→ PROBLEM DETAILS
Retype the opening lines of the listing below, ending with the line that contains "2550, 2350, 2190];", and leave out any pictures.

## begin

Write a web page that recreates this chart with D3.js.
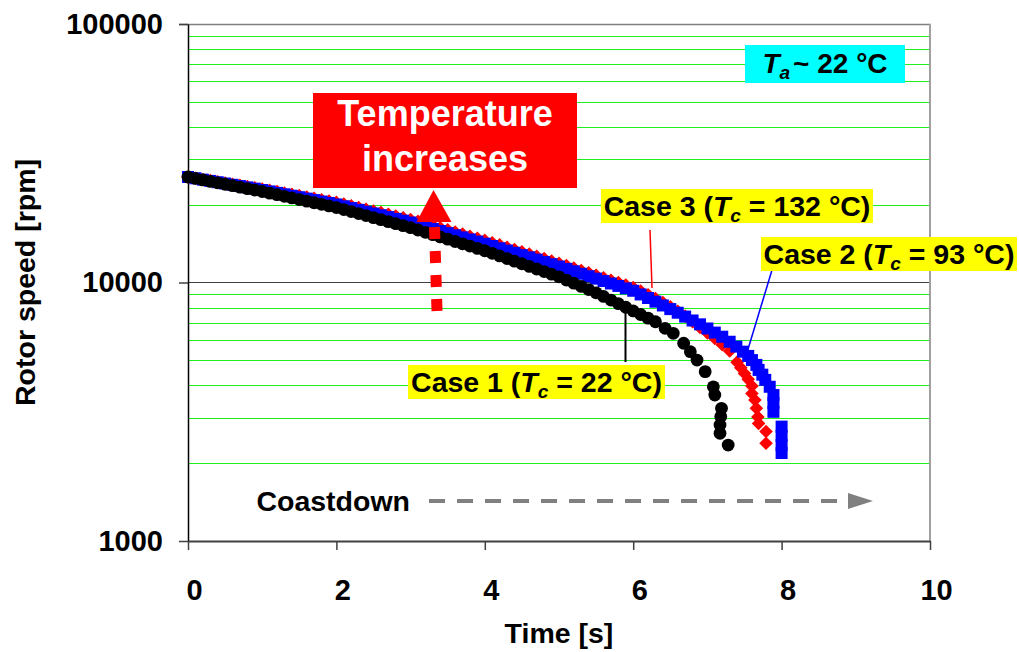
<!DOCTYPE html>
<html>
<head>
<meta charset="utf-8">
<script src="https://cdn.jsdelivr.net/npm/d3@7"></script>
<style>
  body { margin: 0; background: #fff; }
  svg { display: block; }
  text { font-family: "Liberation Sans", Arial, sans-serif; font-weight: bold; }
</style>
</head>
<body>
<svg id="chart" width="1019" height="652"></svg>
<script>
// Rotor coastdown: speed [rpm] versus time [s], three housing temperatures.
// Regular part of each record is sampled every 0.1 s from t = 0 to 6.0 s,
// the final seconds are listed as explicit (time, speed) pairs.
const sampleStep = 0.1;

const case1Speed = [25590,25260,24940,24620,24300,23990,23680,23380,23080,22780,
  22490,22170,21860,21550,21240,20940,20640,20350,20060,19780,
  19500,19150,18810,18480,18150,17820,17510,17200,16890,16590,
  16290,15960,15640,15320,15010,14710,14410,14110,13830,13550,
  13270,12970,12670,12380,12090,11820,11540,11280,11020,10770,
  10520,10220,9940,9660,9390,9120,8830,8550,8280,8020,
  7760];
const case1TailTime  = [6.1, 6.2, 6.3, 6.43, 6.54, 6.68, 6.77, 6.86, 6.97, 7.08, 7.10, 7.19, 7.18, 7.17, 7.17, 7.28];
const case1TailSpeed = [7520, 7280, 7050, 6650, 6360, 5820, 5400, 5010, 4520, 3950, 3670, 3260, 3030, 2810, 2610, 2350];

const case2Speed = [25590,25300,25000,24720,24430,24150,23880,23610,23330,23070,
  22800,22510,22220,21940,21660,21380,21110,20840,20570,20310,
  20040,19720,19410,19100,18790,18490,18200,17910,17620,17340,
  17060,16740,16430,16120,15820,15520,15230,14950,14670,14400,
  14130,13840,13570,13290,13030,12760,12510,12260,12010,11770,
  11530,11290,11050,10810,10580,10350,10130,9910,9700,9490,
  9290];
const case2TailTime  = [6.1, 6.2, 6.3, 6.4, 6.5, 6.6, 6.7, 6.8, 6.9, 7.0, 7.1, 7.2, 7.3, 7.39, 7.48, 7.55, 7.6, 7.66, 7.69, 7.74, 7.78, 7.84, 7.89, 7.89, 7.89, 8.0, 8.0, 8.0, 8.0];
const case2TailSpeed = [8990, 8710, 8430, 8150, 7890, 7640, 7380, 7130, 6890, 6640, 6400, 6170, 5900, 5650, 5400, 5200, 5010, 4800, 4590, 4400, 4200, 3950, 3670, 3420, 3160, 2770, 2550, 2350, 2190];

const case3Speed = [25590,25320,25050,24790,24520,24260,24010,23760,23500,23260,
  23010,22740,22470,22200,21940,21680,21420,21170,20910,20670,
  20410,20100,19810,19510,19210,18920,18640,18360,18080,17810,
  17540,17240,16920,16600,16290,15990,15690,15400,15110,14830,
  14550,14260,13980,13690,13420,13140,12890,12630,12370,12120,
  11880,11630,11380,11130,10900,10660,10430,10210,9990,9770,
  9570];
const case3TailTime  = [6.1, 6.2, 6.3, 6.4, 6.5, 6.6, 6.7, 6.8, 6.9, 7.0, 7.1, 7.2, 7.3, 7.4, 7.45, 7.5, 7.55, 7.6, 7.6, 7.64, 7.66, 7.68, 7.69, 7.79, 7.79];
const case3TailSpeed = [9270, 8970, 8670, 8360, 8050, 7740, 7410, 7050, 6700, 6380, 6070, 5750, 5430, 4920, 4680, 4450, 4220, 3980, 3720, 3510, 3260, 3020, 2850, 2650, 2390];

const xTicks = [0, 2, 4, 6, 8, 10];
const yTicks = [1000, 10000, 100000];

function record(regular, tailTime, tailSpeed) {
  const pts = regular.map((v, i) => ({ t: +(i * sampleStep).toFixed(2), v }));
  tailTime.forEach((t, i) => pts.push({ t, v: tailSpeed[i] }));
  return pts;
}
const case1 = record(case1Speed, case1TailTime, case1TailSpeed);
const case2 = record(case2Speed, case2TailTime, case2TailSpeed);
const case3 = record(case3Speed, case3TailTime, case3TailSpeed);

const svg = d3.select("#chart");
const x = d3.scaleLinear().domain([0, 10]).range([188, 930]);
const y = d3.scaleLog().domain([1000, 100000]).range([541, 24]);

// minor gridlines (2..9 x decade)
const grid = svg.append("g");
grid.selectAll("line.minor")
  .data(y.ticks().filter(v => !yTicks.includes(v)))
  .join("line")
  .attr("x1", x(0)).attr("x2", x(10))
  .attr("y1", d => Math.round(y(d)) + 0.5).attr("y2", d => Math.round(y(d)) + 0.5)
  .attr("stroke", "#1fee1f").attr("stroke-width", 1);
// decade lines
grid.append("line")
  .attr("x1", x(0)).attr("x2", x(10))
  .attr("y1", Math.round(y(10000)) + 0.5).attr("y2", Math.round(y(10000)) + 0.5)
  .attr("stroke", "#404040").attr("stroke-width", 1.2);
grid.append("line")
  .attr("x1", x(0) - 9).attr("x2", x(10) + 1)
  .attr("y1", Math.round(y(100000)) + 0.5).attr("y2", Math.round(y(100000)) + 0.5)
  .attr("stroke", "#808080").attr("stroke-width", 1.5);
grid.append("line")
  .attr("x1", x(10)).attr("x2", x(10))
  .attr("y1", y(100000)).attr("y2", y(1000))
  .attr("stroke", "#a0a0a0").attr("stroke-width", 2);

// axes
const yAxis = svg.append("g")
  .attr("transform", `translate(${x(0)},0)`)
  .call(d3.axisLeft(y).tickValues(yTicks).tickFormat(d3.format("d"))
    .tickSize(9).tickSizeOuter(0).tickPadding(16));
yAxis.select(".domain").attr("stroke", "#000").attr("stroke-width", 1.5);
yAxis.selectAll(".tick line").attr("stroke", "#404040").attr("stroke-width", 1.5);
yAxis.selectAll("text").attr("font-size", 29).attr("fill", "#000")
  .attr("font-family", '"Liberation Sans", Arial, sans-serif').attr("font-weight", "bold");

const xAxis = svg.append("g")
  .attr("transform", `translate(0,${y(1000)})`)
  .call(d3.axisBottom(x).tickValues(xTicks).tickFormat(d3.format("d"))
    .tickSize(9).tickSizeOuter(0).tickPadding(29));
xAxis.select(".domain").attr("stroke", "#404040").attr("stroke-width", 2);
xAxis.selectAll(".tick line").attr("stroke", "#404040").attr("stroke-width", 1.5);
xAxis.selectAll("text").attr("font-size", 29).attr("fill", "#000").attr("x", 6)
  .attr("font-family", '"Liberation Sans", Arial, sans-serif').attr("font-weight", "bold");

// axis titles
svg.append("text")
  .attr("transform", `translate(35,${(y(1000) + y(100000)) / 2}) rotate(-90)`)
  .attr("text-anchor", "middle").attr("font-size", 28.5).text("Rotor speed [rpm]");
svg.append("text")
  .attr("x", (x(0) + x(10)) / 2).attr("y", 643)
  .attr("text-anchor", "middle").attr("font-size", 28.5).text("Time [s]");

// data markers: case 3 (red diamonds), case 2 (blue squares), case 1 (black circles)
const diamond = d3.symbol(d3.symbolSquare, 92)();
svg.append("g").selectAll("path")
  .data(case3).join("path")
  .attr("d", diamond)
  .attr("transform", d => `translate(${x(d.t)},${y(d.v)}) rotate(45)`)
  .attr("fill", "#ff0000");

const square = d3.symbol(d3.symbolSquare, 144)();
svg.append("g").selectAll("path")
  .data(case2).join("path")
  .attr("d", square)
  .attr("transform", d => `translate(${x(d.t)},${y(d.v)})`)
  .attr("fill", "#0000ff");

svg.append("g").selectAll("circle")
  .data(case1).join("circle")
  .attr("cx", d => x(d.t)).attr("cy", d => y(d.v)).attr("r", 6.4)
  .attr("fill", "#000");

// "Temperature increases" box and arrow
svg.append("rect").attr("x", 313).attr("y", 93).attr("width", 264).attr("height", 95).attr("fill", "#ff0000");
svg.append("text").attr("x", 445).attr("y", 126).attr("text-anchor", "middle")
  .attr("font-size", 36).attr("fill", "#fff").text("Temperature");
svg.append("text").attr("x", 445).attr("y", 171).attr("text-anchor", "middle")
  .attr("font-size", 36).attr("fill", "#fff").text("increases");
svg.append("path").attr("d", "M433.5,190L451.5,222L416.5,222Z").attr("fill", "#ff0000");
svg.append("line").attr("x1", 434.5).attr("y1", 227).attr("x2", 437).attr("y2", 311)
  .attr("stroke", "#ff0000").attr("stroke-width", 11).attr("stroke-dasharray", "12,12");

// ambient temperature label
svg.append("rect").attr("x", 745).attr("y", 45).attr("width", 160).attr("height", 38).attr("fill", "#00ffff");
{
  const t = svg.append("text").attr("x", 825).attr("y", 73).attr("text-anchor", "middle").attr("font-size", 28);
  t.append("tspan").attr("font-style", "italic").text("T");
  t.append("tspan").attr("font-style", "italic").attr("font-size", 19).attr("dy", 6).text("a");
  t.append("tspan").attr("dy", -6).attr("dx", 3).text("~ 22 °C");
}

// case labels with leader lines
function caseLabel(cx, top, w, name, temp) {
  svg.append("rect").attr("x", cx - w / 2).attr("y", top).attr("width", w).attr("height", 34).attr("fill", "#ffff00");
  const t = svg.append("text").attr("x", cx).attr("y", top + 27).attr("text-anchor", "middle").attr("font-size", 28.5);
  t.append("tspan").text(name + " (");
  t.append("tspan").attr("font-style", "italic").text("T");
  t.append("tspan").attr("font-style", "italic").attr("font-size", 19).attr("dy", 6).text("c");
  t.append("tspan").attr("dy", -6).text(" = " + temp + " °C)");
}
svg.append("line").attr("x1", 650).attr("y1", 230).attr("x2", 652).attr("y2", 288).attr("stroke", "#ff0000").attr("stroke-width", 1.5);
svg.append("line").attr("x1", 771.7).attr("y1", 271).attr("x2", 748.3).attr("y2", 348.3).attr("stroke", "#0000ff").attr("stroke-width", 1.5);
svg.append("line").attr("x1", 625.5).attr("y1", 313).attr("x2", 625.5).attr("y2", 362).attr("stroke", "#000").attr("stroke-width", 2);
caseLabel(737, 189, 272, "Case 3", 132);
caseLabel(889, 237, 256, "Case 2", 93);
caseLabel(536.5, 365, 257, "Case 1", 22);

// coastdown direction arrow
svg.append("text").attr("x", 410).attr("y", 511).attr("text-anchor", "end").attr("font-size", 28.5).text("Coastdown");
svg.append("line").attr("x1", 429).attr("y1", 501).attr("x2", 852).attr("y2", 501)
  .attr("stroke", "#808080").attr("stroke-width", 4).attr("stroke-dasharray", "16,12");
svg.append("path").attr("d", "M848,493L873,501L848,509Z").attr("fill", "#808080");
</script>
</body>
</html>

## end

→ TASK OUTPUT
Write a web page that recreates this chart with D3.js.
<!DOCTYPE html>
<html>
<head>
<meta charset="utf-8">
<script src="https://cdn.jsdelivr.net/npm/d3@7"></script>
<style>
  body { margin: 0; background: #fff; }
  svg { display: block; }
  text { font-family: "Liberation Sans", Arial, sans-serif; font-weight: bold; }
</style>
</head>
<body>
<svg id="chart" width="1019" height="652"></svg>
<script>
// Rotor coastdown: speed [rpm] versus time [s], three housing temperatures.
// Regular part of each record is sampled every 0.1 s from t = 0 to 6.0 s,
// the final seconds are listed as explicit (time, speed) pairs.
const sampleStep = 0.1;

const case1Speed = [25590,25260,24940,24620,24300,23990,23680,23380,23080,22780,
  22490,22170,21860,21550,21240,20940,20640,20350,20060,19780,
  19500,19150,18810,18480,18150,17820,17510,17200,16890,16590,
  16290,15960,15640,15320,15010,14710,14410,14110,13830,13550,
  13270,12970,12670,12380,12090,11820,11540,11280,11020,10770,
  10520,10220,9940,9660,9390,9120,8830,8550,8280,8020,
  7760];
const case1TailTime  = [6.1, 6.2, 6.3, 6.43, 6.54, 6.68, 6.77, 6.86, 6.97, 7.08, 7.10, 7.19, 7.18, 7.17, 7.17, 7.28];
const case1TailSpeed = [7520, 7280, 7050, 6650, 6360, 5820, 5400, 5010, 4520, 3950, 3670, 3260, 3030, 2810, 2610, 2350];

const case2Speed = [25590,25300,25000,24720,24430,24150,23880,23610,23330,23070,
  22800,22510,22220,21940,21660,21380,21110,20840,20570,20310,
  20040,19720,19410,19100,18790,18490,18200,17910,17620,17340,
  17060,16740,16430,16120,15820,15520,15230,14950,14670,14400,
  14130,13840,13570,13290,13030,12760,12510,12260,12010,11770,
  11530,11290,11050,10810,10580,10350,10130,9910,9700,9490,
  9290];
const case2TailTime  = [6.1, 6.2, 6.3, 6.4, 6.5, 6.6, 6.7, 6.8, 6.9, 7.0, 7.1, 7.2, 7.3, 7.39, 7.48, 7.55, 7.6, 7.66, 7.69, 7.74, 7.78, 7.84, 7.89, 7.89, 7.89, 8.0, 8.0, 8.0, 8.0];
const case2TailSpeed = [8990, 8710, 8430, 8150, 7890, 7640, 7380, 7130, 6890, 6640, 6400, 6170, 5900, 5650, 5400, 5200, 5010, 4800, 4590, 4400, 4200, 3950, 3670, 3420, 3160, 2770, 2550, 2350, 2190];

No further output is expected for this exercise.